### [TASK]
Quote, verbatim, all material below, without pictures.

### [DATASET EXTRACT]
++++
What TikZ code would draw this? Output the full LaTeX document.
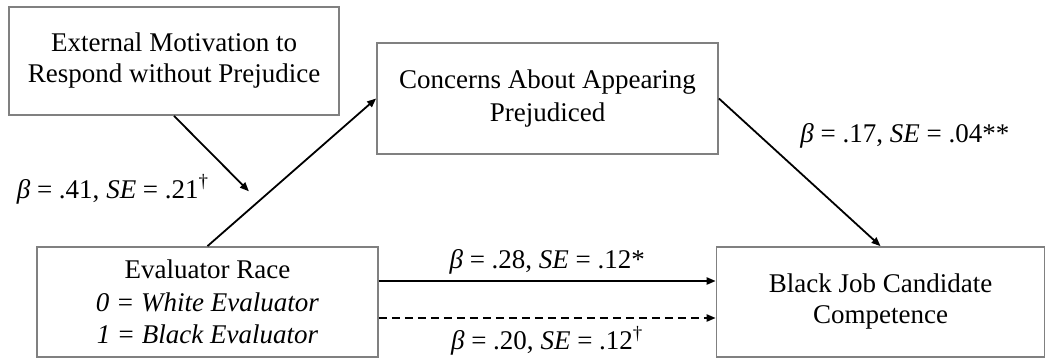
\documentclass[tikz,border=0pt]{standalone}
\usepackage{fontspec}
\setmainfont{Liberation Serif}
\usepackage{tikz}
\usetikzlibrary{positioning, arrows.meta, calc}

\definecolor{boxgray}{gray}{0.5}

\begin{document}
\begin{tikzpicture}[->,>={Triangle[length=4.5pt,width=3.6pt]}, line width=0.9pt, on grid,
    var/.style={draw=boxgray, line width=0.9pt, align=center, inner sep=0pt, font=\fontsize{13.5}{15.5}\selectfont},
    lbl/.style={inner sep=0pt, font=\fontsize{13.5}{15.5}\selectfont}]
  \useasboundingbox (0,0) rectangle (523.5pt,-179pt);
  \node[var, minimum width=170.5pt, minimum height=55pt, font=\fontsize{13.5}{16.3}\selectfont] (race) at (103.75pt,-151pt)
    {Evaluator Race\\ \textit{0 = White Evaluator}\\ \textit{1 = Black Evaluator}};
  \node[var, minimum width=164pt, minimum height=55pt] (black) [right=336.5pt of race]
    {Black Job Candidate\\ Competence};
  \node[var, minimum width=170.5pt, minimum height=55.5pt, font=\fontsize{13.5}{16.5}\selectfont] (conc) [above right=101.75pt and 170pt of race]
    {Concerns About Appearing\\ Prejudiced};
  \node[var, minimum width=165pt, minimum height=54pt] (ext) [above left=120.5pt and 16.75pt of race]
    {External Motivation to\\ Respond without Prejudice};
  \coordinate (mod) at ($(race.north)!0.304!(conc.west)$);
  \draw (race.north) -- (conc.west);
  \draw (conc.east) -- (black.north);
  \draw[shorten >=7pt] (ext.south) -- (mod);
  \draw ([yshift=10.5pt]race.east) -- node[lbl, midway, yshift=9.5pt]
    {\textit{β} = .28, \textit{SE} = .12*} ([yshift=10.5pt]black.west);
  \draw[dash pattern=on 4pt off 2.5pt] ([yshift=-8pt]race.east) -- node[lbl, midway, yshift=-11.5pt]
    {\textit{β} = .20, \textit{SE} = .12\textsuperscript{†}} ([yshift=-8pt]black.west);
  \node[lbl] at ($(race.north)+(-47.25pt,28.5pt)$) {\textit{β} = .41, \textit{SE} = .21\textsuperscript{†}};
  \node[lbl] at ($(conc.east)+(93pt,-18.5pt)$) {\textit{β} = .17, \textit{SE} = .04**};
\end{tikzpicture}
\end{document}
++++
### [TASK RESULT]
What TikZ code would draw this? Output the full LaTeX document.
\documentclass[tikz,border=0pt]{standalone}
\usepackage{fontspec}
\setmainfont{Liberation Serif}
\usepackage{tikz}
\usetikzlibrary{positioning, arrows.meta, calc}

\definecolor{boxgray}{gray}{0.5}

\begin{document}
\begin{tikzpicture}[->,>={Triangle[length=4.5pt,width=3.6pt]}, line width=0.9pt, on grid,
    var/.style={draw=boxgray, line width=0.9pt, align=center, inner sep=0pt, font=\fontsize{13.5}{15.5}\selectfont},
    lbl/.style={inner sep=0pt, font=\fontsize{13.5}{15.5}\selectfont}]
  \useasboundingbox (0,0) rectangle (523.5pt,-179pt);
  \node[var, minimum width=170.5pt, minimum height=55pt, font=\fontsize{13.5}{16.3}\selectfont] (race) at (103.75pt,-151pt)
    {Evaluator Race\\ \textit{0 = White Evaluator}\\ \textit{1 = Black Evaluator}};
  \node[var, minimum width=164pt, minimum height=55pt] (black) [right=336.5pt of race]
    {Black Job Candidate\\ Competence};
  \node[var, minimum width=170.5pt, minimum height=55.5pt, font=\fontsize{13.5}{16.5}\selectfont] (conc) [above right=101.75pt and 170pt of race]
    {Concerns About Appearing\\ Prejudiced};
  \node[var, minimum width=165pt, minimum height=54pt] (ext) [above left=120.5pt and 16.75pt of race]
    {External Motivation to\\ Respond without Prejudice};
  \coordinate (mod) at ($(race.north)!0.304!(conc.west)$);
  \draw (race.north) -- (conc.west);
  \draw (conc.east) -- (black.north);
  \draw[shorten >=7pt] (ext.south) -- (mod);
  \draw ([yshift=10.5pt]race.east) -- node[lbl, midway, yshift=9.5pt]
    {\textit{β} = .28, \textit{SE} = .12*} ([yshift=10.5pt]black.west);
  \draw[dash pattern=on 4pt off 2.5pt] ([yshift=-8pt]race.east) -- node[lbl, midway, yshift=-11.5pt]
    {\textit{β} = .20, \textit{SE} = .12\textsuperscript{†}} ([yshift=-8pt]black.west);
  \node[lbl] at ($(race.north)+(-47.25pt,28.5pt)$) {\textit{β} = .41, \textit{SE} = .21\textsuperscript{†}};
  \node[lbl] at ($(conc.east)+(93pt,-18.5pt)$) {\textit{β} = .17, \textit{SE} = .04**};
\end{tikzpicture}
\end{document}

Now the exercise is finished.